From the first line of the data below, repeat each line exactly until you reach the line with "width=5.8cm] (p3) at"; include that line too.

== Material provided

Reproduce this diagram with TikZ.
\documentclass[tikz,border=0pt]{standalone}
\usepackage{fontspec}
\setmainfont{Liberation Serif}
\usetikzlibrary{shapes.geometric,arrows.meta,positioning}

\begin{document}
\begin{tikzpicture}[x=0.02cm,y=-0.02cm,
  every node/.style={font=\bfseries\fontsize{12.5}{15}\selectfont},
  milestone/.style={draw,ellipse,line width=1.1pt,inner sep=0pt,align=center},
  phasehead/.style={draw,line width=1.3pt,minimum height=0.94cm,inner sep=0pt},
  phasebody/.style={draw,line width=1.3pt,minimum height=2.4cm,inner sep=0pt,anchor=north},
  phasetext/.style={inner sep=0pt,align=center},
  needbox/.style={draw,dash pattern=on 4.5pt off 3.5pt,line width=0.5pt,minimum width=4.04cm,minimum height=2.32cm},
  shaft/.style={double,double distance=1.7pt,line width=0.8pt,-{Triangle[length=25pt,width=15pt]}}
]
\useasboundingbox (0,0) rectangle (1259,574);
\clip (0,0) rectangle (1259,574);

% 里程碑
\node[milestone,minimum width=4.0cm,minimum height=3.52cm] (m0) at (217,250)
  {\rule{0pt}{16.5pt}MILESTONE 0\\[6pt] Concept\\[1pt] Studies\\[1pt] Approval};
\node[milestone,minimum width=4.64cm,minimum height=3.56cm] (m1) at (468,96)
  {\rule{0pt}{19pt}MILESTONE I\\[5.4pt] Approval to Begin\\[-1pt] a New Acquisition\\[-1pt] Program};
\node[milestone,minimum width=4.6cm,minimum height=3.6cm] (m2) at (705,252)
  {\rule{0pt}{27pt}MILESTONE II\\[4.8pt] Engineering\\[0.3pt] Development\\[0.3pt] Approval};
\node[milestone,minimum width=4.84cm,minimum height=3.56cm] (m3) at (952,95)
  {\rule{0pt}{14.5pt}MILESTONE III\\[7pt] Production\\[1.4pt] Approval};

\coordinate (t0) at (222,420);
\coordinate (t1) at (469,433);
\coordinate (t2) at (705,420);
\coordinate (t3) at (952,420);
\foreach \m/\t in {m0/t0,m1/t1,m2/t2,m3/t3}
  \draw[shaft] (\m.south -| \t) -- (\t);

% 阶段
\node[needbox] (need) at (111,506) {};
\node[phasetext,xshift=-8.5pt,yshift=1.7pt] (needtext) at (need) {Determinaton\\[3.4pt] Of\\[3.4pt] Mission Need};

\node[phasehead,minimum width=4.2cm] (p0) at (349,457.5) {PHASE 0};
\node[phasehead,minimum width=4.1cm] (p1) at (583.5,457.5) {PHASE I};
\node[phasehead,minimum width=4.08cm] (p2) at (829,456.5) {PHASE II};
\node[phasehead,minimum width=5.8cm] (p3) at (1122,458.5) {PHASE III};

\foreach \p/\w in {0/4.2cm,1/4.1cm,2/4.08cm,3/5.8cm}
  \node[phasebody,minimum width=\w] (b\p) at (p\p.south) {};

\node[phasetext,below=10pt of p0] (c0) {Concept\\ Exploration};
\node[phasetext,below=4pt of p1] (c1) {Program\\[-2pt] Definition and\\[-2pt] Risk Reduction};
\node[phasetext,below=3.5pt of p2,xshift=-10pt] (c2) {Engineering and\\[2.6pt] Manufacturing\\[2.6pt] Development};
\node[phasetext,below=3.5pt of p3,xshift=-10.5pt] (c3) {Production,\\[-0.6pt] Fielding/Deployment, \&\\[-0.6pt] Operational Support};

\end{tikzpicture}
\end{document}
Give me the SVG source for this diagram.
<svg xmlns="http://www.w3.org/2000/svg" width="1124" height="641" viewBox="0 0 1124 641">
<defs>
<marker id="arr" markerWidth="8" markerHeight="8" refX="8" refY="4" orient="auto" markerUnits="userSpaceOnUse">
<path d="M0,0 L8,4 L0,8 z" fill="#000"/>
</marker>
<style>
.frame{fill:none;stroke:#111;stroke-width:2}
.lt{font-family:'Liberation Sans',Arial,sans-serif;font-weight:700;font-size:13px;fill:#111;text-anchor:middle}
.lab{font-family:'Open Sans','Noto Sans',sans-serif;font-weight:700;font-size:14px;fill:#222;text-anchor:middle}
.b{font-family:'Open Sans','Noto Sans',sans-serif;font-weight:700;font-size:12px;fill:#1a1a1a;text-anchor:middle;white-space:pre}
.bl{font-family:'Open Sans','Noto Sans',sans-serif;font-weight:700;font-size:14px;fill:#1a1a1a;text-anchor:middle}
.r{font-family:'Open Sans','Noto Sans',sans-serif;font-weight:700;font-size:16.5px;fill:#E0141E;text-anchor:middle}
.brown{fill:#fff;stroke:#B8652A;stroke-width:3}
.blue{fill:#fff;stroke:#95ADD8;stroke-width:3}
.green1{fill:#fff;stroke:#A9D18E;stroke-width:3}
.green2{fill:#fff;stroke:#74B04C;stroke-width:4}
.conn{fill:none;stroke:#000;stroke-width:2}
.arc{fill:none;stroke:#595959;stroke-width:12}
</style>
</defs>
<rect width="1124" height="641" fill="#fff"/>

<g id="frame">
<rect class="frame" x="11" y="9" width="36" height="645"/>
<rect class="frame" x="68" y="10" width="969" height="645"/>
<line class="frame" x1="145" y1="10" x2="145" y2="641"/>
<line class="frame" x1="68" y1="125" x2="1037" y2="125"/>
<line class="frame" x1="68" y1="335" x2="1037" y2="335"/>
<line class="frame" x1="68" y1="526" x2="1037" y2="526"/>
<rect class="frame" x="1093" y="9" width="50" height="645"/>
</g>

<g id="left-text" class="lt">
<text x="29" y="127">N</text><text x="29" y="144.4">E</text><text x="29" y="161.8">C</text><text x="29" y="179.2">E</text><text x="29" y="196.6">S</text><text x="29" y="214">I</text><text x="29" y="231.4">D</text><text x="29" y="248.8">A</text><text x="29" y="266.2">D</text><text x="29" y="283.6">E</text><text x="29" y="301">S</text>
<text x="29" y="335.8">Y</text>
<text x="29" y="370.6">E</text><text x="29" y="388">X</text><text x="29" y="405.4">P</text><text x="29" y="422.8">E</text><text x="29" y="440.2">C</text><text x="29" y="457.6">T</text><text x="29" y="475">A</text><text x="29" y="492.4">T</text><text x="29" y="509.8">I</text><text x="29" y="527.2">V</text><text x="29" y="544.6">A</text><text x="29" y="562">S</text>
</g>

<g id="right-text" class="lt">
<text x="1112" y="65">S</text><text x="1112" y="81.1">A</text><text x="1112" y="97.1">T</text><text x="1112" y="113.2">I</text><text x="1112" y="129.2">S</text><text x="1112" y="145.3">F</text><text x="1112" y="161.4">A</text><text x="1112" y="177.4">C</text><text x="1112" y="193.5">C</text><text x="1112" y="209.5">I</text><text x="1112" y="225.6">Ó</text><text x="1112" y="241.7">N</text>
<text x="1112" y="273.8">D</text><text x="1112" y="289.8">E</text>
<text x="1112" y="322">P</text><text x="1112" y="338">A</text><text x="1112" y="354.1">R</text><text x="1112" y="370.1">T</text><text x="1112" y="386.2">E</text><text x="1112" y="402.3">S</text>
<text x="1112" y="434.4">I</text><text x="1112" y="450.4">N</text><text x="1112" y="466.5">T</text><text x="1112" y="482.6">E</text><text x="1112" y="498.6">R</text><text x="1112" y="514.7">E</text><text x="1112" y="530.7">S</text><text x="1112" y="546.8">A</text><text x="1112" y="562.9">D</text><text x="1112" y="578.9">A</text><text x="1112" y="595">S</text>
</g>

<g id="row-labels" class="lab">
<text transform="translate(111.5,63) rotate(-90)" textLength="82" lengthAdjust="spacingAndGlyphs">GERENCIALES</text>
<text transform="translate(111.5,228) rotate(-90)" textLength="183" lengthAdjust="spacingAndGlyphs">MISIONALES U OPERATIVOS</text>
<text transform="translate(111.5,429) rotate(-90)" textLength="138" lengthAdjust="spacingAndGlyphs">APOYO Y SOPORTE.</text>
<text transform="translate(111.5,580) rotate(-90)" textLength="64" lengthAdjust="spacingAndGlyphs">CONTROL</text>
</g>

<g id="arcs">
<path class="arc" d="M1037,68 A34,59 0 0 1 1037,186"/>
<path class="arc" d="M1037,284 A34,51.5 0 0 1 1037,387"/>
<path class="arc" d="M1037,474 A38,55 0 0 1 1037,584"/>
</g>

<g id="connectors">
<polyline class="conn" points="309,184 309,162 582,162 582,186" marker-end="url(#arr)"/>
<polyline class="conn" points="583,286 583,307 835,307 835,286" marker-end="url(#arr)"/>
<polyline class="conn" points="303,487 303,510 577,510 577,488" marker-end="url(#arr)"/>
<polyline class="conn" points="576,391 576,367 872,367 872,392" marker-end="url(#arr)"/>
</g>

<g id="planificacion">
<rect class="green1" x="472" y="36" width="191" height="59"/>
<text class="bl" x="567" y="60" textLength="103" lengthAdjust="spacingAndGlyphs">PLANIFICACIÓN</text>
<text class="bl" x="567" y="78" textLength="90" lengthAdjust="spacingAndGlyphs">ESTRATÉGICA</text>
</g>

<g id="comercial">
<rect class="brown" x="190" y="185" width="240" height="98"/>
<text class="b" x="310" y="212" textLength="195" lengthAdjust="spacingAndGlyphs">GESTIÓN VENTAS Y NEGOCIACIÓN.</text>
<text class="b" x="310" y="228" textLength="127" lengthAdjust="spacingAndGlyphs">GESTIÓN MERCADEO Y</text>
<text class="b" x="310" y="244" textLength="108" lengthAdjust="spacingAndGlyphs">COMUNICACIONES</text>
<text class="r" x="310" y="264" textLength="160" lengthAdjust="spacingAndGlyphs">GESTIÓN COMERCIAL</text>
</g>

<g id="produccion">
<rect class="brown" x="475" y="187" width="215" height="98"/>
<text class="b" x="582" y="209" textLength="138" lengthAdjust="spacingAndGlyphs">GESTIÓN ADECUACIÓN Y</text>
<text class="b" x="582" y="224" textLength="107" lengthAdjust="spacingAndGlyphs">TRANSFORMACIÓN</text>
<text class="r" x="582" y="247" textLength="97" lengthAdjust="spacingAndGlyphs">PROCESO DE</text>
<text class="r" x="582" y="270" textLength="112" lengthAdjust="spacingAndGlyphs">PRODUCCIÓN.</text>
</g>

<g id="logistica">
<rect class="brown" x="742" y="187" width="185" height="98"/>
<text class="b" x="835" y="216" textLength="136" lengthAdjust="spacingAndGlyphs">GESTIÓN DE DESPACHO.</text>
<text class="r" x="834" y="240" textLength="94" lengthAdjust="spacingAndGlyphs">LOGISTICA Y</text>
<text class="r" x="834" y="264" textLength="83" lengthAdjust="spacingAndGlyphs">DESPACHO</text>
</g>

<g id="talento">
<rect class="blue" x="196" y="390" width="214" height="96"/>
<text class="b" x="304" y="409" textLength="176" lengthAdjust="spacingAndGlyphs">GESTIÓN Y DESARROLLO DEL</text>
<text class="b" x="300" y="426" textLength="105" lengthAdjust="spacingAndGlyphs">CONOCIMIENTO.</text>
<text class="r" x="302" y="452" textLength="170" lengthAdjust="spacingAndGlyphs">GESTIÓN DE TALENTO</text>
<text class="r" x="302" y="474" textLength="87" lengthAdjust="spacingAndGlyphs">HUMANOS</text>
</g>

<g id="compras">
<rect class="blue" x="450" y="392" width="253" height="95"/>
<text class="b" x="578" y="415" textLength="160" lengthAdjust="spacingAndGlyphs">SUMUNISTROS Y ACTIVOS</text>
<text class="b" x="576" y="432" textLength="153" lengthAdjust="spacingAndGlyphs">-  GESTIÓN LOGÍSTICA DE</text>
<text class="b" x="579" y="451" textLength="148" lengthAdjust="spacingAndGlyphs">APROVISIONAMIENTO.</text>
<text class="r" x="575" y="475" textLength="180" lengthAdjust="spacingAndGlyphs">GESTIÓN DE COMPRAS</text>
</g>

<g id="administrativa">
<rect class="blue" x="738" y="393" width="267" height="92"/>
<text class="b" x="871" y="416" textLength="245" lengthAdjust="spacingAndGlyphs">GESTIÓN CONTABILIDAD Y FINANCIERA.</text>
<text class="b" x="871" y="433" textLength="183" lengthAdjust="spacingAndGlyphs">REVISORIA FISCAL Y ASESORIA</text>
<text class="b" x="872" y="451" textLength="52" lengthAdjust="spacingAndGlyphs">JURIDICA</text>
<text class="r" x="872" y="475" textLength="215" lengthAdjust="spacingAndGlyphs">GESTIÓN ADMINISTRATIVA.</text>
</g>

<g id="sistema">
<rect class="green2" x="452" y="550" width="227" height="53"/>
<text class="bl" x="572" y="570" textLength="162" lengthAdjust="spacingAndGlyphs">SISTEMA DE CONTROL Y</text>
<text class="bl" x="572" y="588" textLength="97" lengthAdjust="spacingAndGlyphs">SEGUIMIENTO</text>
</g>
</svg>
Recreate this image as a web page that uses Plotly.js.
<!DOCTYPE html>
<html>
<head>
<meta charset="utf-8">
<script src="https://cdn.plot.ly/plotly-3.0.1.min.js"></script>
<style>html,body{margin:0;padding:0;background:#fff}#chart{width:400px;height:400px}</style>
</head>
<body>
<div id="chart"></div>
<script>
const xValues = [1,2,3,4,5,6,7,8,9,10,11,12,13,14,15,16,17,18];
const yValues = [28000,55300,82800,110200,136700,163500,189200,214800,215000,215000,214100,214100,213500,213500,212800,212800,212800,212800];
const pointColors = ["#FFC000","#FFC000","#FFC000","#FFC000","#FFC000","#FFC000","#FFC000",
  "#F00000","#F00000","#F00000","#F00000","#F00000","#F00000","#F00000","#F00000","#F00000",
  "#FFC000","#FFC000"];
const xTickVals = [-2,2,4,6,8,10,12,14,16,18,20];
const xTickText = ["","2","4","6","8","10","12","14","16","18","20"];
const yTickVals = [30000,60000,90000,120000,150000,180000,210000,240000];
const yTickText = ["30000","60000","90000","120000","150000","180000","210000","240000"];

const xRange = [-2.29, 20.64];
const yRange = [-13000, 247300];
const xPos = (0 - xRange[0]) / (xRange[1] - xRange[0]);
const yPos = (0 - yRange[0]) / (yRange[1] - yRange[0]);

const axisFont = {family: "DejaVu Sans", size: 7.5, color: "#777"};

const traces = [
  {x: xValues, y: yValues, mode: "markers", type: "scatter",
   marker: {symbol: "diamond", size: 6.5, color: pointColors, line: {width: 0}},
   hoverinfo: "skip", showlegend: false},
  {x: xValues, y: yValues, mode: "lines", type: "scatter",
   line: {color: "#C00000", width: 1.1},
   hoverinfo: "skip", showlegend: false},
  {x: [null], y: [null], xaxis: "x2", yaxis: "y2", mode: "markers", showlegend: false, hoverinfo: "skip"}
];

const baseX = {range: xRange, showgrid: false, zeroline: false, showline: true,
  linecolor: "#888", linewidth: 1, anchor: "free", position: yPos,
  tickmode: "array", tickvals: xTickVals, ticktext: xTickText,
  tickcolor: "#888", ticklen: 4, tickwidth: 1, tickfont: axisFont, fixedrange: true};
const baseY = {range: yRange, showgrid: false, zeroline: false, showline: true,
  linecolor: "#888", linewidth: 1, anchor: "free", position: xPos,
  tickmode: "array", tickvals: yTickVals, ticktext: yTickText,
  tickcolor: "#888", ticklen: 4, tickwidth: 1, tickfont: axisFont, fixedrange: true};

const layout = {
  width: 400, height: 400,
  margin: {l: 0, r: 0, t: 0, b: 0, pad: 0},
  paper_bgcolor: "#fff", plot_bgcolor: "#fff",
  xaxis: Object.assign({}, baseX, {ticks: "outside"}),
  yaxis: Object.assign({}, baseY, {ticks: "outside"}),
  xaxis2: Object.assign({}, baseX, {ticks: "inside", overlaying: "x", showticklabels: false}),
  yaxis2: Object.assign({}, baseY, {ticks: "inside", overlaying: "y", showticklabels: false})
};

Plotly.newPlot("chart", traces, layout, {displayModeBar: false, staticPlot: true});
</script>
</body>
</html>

====

### Correct output
Reproduce this diagram with TikZ.
\documentclass[tikz,border=0pt]{standalone}
\usepackage{fontspec}
\setmainfont{Liberation Serif}
\usetikzlibrary{shapes.geometric,arrows.meta,positioning}

\begin{document}
\begin{tikzpicture}[x=0.02cm,y=-0.02cm,
  every node/.style={font=\bfseries\fontsize{12.5}{15}\selectfont},
  milestone/.style={draw,ellipse,line width=1.1pt,inner sep=0pt,align=center},
  phasehead/.style={draw,line width=1.3pt,minimum height=0.94cm,inner sep=0pt},
  phasebody/.style={draw,line width=1.3pt,minimum height=2.4cm,inner sep=0pt,anchor=north},
  phasetext/.style={inner sep=0pt,align=center},
  needbox/.style={draw,dash pattern=on 4.5pt off 3.5pt,line width=0.5pt,minimum width=4.04cm,minimum height=2.32cm},
  shaft/.style={double,double distance=1.7pt,line width=0.8pt,-{Triangle[length=25pt,width=15pt]}}
]
\useasboundingbox (0,0) rectangle (1259,574);
\clip (0,0) rectangle (1259,574);

% 里程碑
\node[milestone,minimum width=4.0cm,minimum height=3.52cm] (m0) at (217,250)
  {\rule{0pt}{16.5pt}MILESTONE 0\\[6pt] Concept\\[1pt] Studies\\[1pt] Approval};
\node[milestone,minimum width=4.64cm,minimum height=3.56cm] (m1) at (468,96)
  {\rule{0pt}{19pt}MILESTONE I\\[5.4pt] Approval to Begin\\[-1pt] a New Acquisition\\[-1pt] Program};
\node[milestone,minimum width=4.6cm,minimum height=3.6cm] (m2) at (705,252)
  {\rule{0pt}{27pt}MILESTONE II\\[4.8pt] Engineering\\[0.3pt] Development\\[0.3pt] Approval};
\node[milestone,minimum width=4.84cm,minimum height=3.56cm] (m3) at (952,95)
  {\rule{0pt}{14.5pt}MILESTONE III\\[7pt] Production\\[1.4pt] Approval};

\coordinate (t0) at (222,420);
\coordinate (t1) at (469,433);
\coordinate (t2) at (705,420);
\coordinate (t3) at (952,420);
\foreach \m/\t in {m0/t0,m1/t1,m2/t2,m3/t3}
  \draw[shaft] (\m.south -| \t) -- (\t);

% 阶段
\node[needbox] (need) at (111,506) {};
\node[phasetext,xshift=-8.5pt,yshift=1.7pt] (needtext) at (need) {Determinaton\\[3.4pt] Of\\[3.4pt] Mission Need};

\node[phasehead,minimum width=4.2cm] (p0) at (349,457.5) {PHASE 0};
\node[phasehead,minimum width=4.1cm] (p1) at (583.5,457.5) {PHASE I};
\node[phasehead,minimum width=4.08cm] (p2) at (829,456.5) {PHASE II};
\node[phasehead,minimum width=5.8cm] (p3) at (1122,458.5) {PHASE III};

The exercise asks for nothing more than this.